Exercise requirements.
Reproduce, please, only the lines from the first line below to the line containing "const labelArc = d3.arc().innerRadius(radius", inclusive.

Data section.
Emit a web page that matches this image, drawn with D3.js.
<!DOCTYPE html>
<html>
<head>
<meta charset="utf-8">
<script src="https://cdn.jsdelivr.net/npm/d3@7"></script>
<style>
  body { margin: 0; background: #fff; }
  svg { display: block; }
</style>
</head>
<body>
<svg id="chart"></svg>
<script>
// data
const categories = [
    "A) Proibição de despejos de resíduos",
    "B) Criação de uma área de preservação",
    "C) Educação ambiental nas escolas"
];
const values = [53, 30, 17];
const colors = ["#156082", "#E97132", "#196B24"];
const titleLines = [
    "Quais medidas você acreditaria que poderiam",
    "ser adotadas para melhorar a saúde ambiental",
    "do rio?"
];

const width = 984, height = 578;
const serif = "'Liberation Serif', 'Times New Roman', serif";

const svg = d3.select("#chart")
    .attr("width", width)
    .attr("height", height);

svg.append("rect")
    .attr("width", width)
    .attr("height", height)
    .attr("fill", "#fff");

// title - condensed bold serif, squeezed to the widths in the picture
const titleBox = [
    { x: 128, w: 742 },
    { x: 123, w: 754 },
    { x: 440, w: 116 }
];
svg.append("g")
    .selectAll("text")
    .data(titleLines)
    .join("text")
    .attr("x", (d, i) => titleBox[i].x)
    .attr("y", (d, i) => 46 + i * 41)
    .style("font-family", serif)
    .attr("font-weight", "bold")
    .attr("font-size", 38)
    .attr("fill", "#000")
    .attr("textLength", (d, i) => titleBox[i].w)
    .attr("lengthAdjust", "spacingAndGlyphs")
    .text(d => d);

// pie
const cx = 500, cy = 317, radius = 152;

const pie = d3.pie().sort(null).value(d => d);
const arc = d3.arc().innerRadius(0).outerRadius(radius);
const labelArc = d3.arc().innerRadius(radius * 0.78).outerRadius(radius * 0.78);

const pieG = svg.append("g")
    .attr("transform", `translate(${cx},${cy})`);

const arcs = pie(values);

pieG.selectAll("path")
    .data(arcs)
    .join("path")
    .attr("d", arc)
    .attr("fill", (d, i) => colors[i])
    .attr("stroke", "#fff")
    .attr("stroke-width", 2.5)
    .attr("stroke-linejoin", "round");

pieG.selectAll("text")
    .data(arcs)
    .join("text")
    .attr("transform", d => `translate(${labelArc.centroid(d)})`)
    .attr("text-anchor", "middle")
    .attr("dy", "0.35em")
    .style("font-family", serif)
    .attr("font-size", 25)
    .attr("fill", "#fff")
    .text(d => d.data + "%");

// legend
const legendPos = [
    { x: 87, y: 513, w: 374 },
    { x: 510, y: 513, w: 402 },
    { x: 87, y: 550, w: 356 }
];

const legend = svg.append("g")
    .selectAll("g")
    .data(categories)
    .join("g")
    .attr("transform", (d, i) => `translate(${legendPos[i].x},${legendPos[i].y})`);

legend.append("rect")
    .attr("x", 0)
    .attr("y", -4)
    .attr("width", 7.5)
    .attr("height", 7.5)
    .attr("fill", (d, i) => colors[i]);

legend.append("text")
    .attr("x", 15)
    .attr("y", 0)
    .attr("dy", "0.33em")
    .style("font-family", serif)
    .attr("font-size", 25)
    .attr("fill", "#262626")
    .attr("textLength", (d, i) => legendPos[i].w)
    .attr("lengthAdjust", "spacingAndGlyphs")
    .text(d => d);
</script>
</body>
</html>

The output.
Emit a web page that matches this image, drawn with D3.js.
<!DOCTYPE html>
<html>
<head>
<meta charset="utf-8">
<script src="https://cdn.jsdelivr.net/npm/d3@7"></script>
<style>
  body { margin: 0; background: #fff; }
  svg { display: block; }
</style>
</head>
<body>
<svg id="chart"></svg>
<script>
// data
const categories = [
    "A) Proibição de despejos de resíduos",
    "B) Criação de uma área de preservação",
    "C) Educação ambiental nas escolas"
];
const values = [53, 30, 17];
const colors = ["#156082", "#E97132", "#196B24"];
const titleLines = [
    "Quais medidas você acreditaria que poderiam",
    "ser adotadas para melhorar a saúde ambiental",
    "do rio?"
];

const width = 984, height = 578;
const serif = "'Liberation Serif', 'Times New Roman', serif";

const svg = d3.select("#chart")
    .attr("width", width)
    .attr("height", height);

svg.append("rect")
    .attr("width", width)
    .attr("height", height)
    .attr("fill", "#fff");

// title - condensed bold serif, squeezed to the widths in the picture
const titleBox = [
    { x: 128, w: 742 },
    { x: 123, w: 754 },
    { x: 440, w: 116 }
];
svg.append("g")
    .selectAll("text")
    .data(titleLines)
    .join("text")
    .attr("x", (d, i) => titleBox[i].x)
    .attr("y", (d, i) => 46 + i * 41)
    .style("font-family", serif)
    .attr("font-weight", "bold")
    .attr("font-size", 38)
    .attr("fill", "#000")
    .attr("textLength", (d, i) => titleBox[i].w)
    .attr("lengthAdjust", "spacingAndGlyphs")
    .text(d => d);

// pie
const cx = 500, cy = 317, radius = 152;

const pie = d3.pie().sort(null).value(d => d);
const arc = d3.arc().innerRadius(0).outerRadius(radius);
const labelArc = d3.arc().innerRadius(radius * 0.78).outerRadius(radius * 0.78);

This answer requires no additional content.